Stressed? This word choice is flabbergastingly stupid. Is there a single sentient person who doesn’t know that Pulse is a gay nightclub and that this was an assault on gay people? He continues, quoting Carson: “Many people on the left need to understand… they hate gay people…. These people need to be looking at that for their own survival… to be so ideologically driven that they can’t see that is problematic.”
No, you dimwitted jerk. We know how hated we are. Believe me, we know. It scarcely takes a nutty neurosurgeon to inform us, especially since the nutty neurosurgeon is himself part of the problem.
Not knowing when to quit, Kovacs plunges on with another asinine observation: “James Kallstrom, the former FBI assistant director, agreed with Carson on the threat to homosexuals, saying, ‘They ought to be petrified. They’re the first people they want to kill or throw off a roof.’”

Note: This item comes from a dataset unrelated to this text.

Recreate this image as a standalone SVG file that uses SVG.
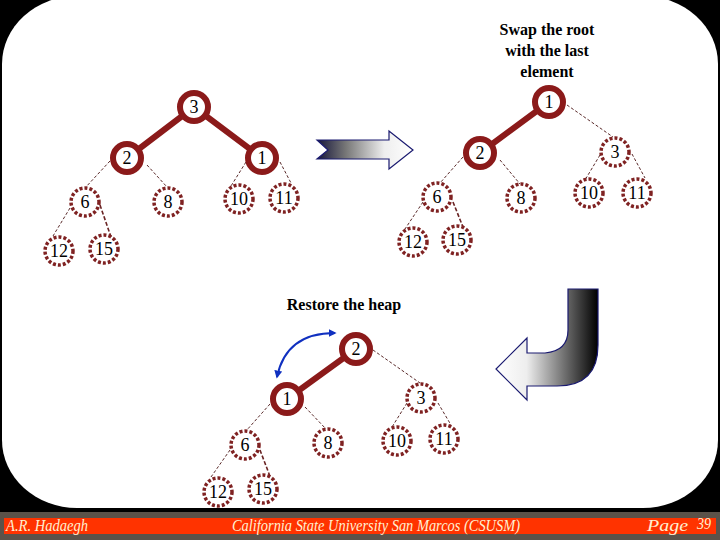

Where is all this sudden concern for LGBT people coming from? As Frank Bruni noted in his op-ed piece, we haven’t exactly ignored ISIS’ habit of hurling gay men off rooftops. If there has been any downplaying or outright denying of these murdered gay men by way of total silence, it has come from the people like Carson and Kallstrom, who somehow thinks he needs to inform us of our own persecution because we aren’t able to figure it out without his help. If it’s any consolation to Kallstrom, I am petrified – not only of ISIS but of him as well. The idea that we need to be informed of the degree to which crackpot religious zealots hate us is nauseating beyond all measure. Saying that they should be ashamed of themselves is like saying that the world should be peaceful. A fat lot of good it does.